EXERCISE: Reply with one number only, the count of lines holding the string "script".

Records contained in a dataset

— START —

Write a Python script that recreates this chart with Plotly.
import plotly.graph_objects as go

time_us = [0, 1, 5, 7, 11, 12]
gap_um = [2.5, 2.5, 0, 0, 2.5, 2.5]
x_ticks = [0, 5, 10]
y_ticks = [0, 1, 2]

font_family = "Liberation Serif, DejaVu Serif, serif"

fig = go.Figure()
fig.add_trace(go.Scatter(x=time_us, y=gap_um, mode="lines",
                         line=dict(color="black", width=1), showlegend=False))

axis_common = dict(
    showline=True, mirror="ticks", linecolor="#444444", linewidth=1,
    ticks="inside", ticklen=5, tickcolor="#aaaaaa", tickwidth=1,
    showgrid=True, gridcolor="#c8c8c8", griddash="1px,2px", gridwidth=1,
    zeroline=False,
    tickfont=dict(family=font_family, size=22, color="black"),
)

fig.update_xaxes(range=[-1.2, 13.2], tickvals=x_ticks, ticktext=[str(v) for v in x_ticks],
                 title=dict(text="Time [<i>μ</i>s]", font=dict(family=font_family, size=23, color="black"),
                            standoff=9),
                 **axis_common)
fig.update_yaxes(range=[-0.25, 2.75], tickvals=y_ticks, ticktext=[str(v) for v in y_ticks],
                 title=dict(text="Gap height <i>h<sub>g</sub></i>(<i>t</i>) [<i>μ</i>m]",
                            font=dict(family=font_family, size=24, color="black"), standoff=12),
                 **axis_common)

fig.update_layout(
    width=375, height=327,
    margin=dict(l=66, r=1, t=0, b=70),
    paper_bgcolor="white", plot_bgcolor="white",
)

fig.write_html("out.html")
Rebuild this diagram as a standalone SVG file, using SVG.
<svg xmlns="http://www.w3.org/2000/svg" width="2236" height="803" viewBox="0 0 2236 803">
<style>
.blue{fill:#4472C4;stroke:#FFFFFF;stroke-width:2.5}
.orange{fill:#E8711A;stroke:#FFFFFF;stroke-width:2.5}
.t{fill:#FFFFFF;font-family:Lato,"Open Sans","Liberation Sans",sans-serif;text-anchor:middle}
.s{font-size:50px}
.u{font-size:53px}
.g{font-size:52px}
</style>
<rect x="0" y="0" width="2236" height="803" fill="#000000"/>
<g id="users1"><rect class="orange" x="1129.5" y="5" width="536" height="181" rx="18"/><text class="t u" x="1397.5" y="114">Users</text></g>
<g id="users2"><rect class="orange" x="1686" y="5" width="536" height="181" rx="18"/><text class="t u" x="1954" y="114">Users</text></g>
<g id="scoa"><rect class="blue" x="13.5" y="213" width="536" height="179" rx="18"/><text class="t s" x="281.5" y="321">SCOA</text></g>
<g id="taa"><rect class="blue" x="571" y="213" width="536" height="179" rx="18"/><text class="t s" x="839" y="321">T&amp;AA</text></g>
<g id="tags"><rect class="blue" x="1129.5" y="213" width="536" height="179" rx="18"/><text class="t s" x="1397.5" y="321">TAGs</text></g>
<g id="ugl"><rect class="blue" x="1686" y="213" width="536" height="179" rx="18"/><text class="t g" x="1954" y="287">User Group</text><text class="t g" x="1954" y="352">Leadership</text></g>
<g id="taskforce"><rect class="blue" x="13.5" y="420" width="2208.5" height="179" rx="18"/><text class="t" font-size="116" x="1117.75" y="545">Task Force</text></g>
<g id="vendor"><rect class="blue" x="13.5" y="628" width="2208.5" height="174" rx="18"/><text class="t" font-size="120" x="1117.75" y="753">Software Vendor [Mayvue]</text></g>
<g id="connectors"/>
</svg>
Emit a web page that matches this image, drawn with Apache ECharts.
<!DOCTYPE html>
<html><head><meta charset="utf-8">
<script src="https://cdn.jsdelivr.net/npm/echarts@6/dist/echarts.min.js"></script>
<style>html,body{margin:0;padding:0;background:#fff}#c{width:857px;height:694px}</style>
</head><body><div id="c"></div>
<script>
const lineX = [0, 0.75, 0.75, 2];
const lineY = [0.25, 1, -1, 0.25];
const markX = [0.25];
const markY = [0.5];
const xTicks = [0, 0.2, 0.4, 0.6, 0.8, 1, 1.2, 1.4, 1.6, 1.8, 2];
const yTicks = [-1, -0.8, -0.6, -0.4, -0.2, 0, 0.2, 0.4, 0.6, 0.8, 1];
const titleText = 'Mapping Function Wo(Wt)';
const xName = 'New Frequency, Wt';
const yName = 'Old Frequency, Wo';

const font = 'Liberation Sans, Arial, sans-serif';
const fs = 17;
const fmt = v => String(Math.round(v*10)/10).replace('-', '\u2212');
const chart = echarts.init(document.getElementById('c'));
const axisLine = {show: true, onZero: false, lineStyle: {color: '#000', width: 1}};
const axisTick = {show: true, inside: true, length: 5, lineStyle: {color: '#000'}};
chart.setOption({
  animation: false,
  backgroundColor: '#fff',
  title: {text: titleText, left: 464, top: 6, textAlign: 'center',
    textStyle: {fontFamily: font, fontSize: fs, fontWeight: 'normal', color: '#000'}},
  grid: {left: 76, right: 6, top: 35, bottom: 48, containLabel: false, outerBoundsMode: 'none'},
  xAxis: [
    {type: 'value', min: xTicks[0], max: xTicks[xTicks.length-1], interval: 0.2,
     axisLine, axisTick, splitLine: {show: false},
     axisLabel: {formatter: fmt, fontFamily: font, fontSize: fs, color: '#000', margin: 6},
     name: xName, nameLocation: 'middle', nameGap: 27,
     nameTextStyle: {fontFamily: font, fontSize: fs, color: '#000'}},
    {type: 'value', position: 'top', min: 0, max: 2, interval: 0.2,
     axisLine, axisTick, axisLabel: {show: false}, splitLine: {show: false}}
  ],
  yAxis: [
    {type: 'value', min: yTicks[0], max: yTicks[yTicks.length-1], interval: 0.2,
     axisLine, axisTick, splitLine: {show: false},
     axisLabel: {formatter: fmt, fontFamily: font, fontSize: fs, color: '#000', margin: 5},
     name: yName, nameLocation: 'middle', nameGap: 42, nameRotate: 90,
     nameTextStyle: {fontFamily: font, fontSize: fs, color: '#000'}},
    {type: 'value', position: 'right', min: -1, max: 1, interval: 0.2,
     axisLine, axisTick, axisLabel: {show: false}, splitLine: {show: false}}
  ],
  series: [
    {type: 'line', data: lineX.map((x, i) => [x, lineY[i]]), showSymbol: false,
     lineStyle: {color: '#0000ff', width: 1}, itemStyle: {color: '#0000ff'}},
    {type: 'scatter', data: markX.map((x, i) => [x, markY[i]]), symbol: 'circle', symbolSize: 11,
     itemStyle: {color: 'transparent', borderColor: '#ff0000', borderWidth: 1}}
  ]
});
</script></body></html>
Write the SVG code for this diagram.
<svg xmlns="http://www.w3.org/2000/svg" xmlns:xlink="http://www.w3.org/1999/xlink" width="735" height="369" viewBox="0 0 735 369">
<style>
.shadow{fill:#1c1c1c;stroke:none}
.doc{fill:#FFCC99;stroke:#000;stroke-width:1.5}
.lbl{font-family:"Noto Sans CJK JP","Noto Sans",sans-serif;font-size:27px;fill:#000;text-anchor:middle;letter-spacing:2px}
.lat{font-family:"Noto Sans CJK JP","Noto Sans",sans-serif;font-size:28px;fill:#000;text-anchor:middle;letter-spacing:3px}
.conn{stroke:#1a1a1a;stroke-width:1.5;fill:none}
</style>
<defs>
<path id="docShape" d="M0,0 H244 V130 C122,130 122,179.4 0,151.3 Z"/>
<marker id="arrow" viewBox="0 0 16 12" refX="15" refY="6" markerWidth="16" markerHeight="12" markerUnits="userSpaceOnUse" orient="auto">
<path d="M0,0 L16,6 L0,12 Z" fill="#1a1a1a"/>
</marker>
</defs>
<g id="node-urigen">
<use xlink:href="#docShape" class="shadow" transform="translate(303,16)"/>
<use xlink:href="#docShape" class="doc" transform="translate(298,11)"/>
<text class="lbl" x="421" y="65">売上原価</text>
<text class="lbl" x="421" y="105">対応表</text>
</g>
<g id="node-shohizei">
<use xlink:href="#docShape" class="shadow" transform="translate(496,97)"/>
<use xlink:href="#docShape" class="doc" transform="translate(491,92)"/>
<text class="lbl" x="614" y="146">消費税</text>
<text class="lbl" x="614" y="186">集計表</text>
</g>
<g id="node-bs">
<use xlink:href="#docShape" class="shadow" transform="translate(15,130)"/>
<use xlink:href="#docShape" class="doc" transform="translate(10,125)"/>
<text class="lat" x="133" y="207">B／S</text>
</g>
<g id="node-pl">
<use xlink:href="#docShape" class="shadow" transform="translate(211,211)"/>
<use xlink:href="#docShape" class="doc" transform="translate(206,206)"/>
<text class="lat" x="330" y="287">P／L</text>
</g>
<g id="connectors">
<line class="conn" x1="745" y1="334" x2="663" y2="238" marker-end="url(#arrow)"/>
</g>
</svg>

— END —

COMPLETE OUTPUT: 4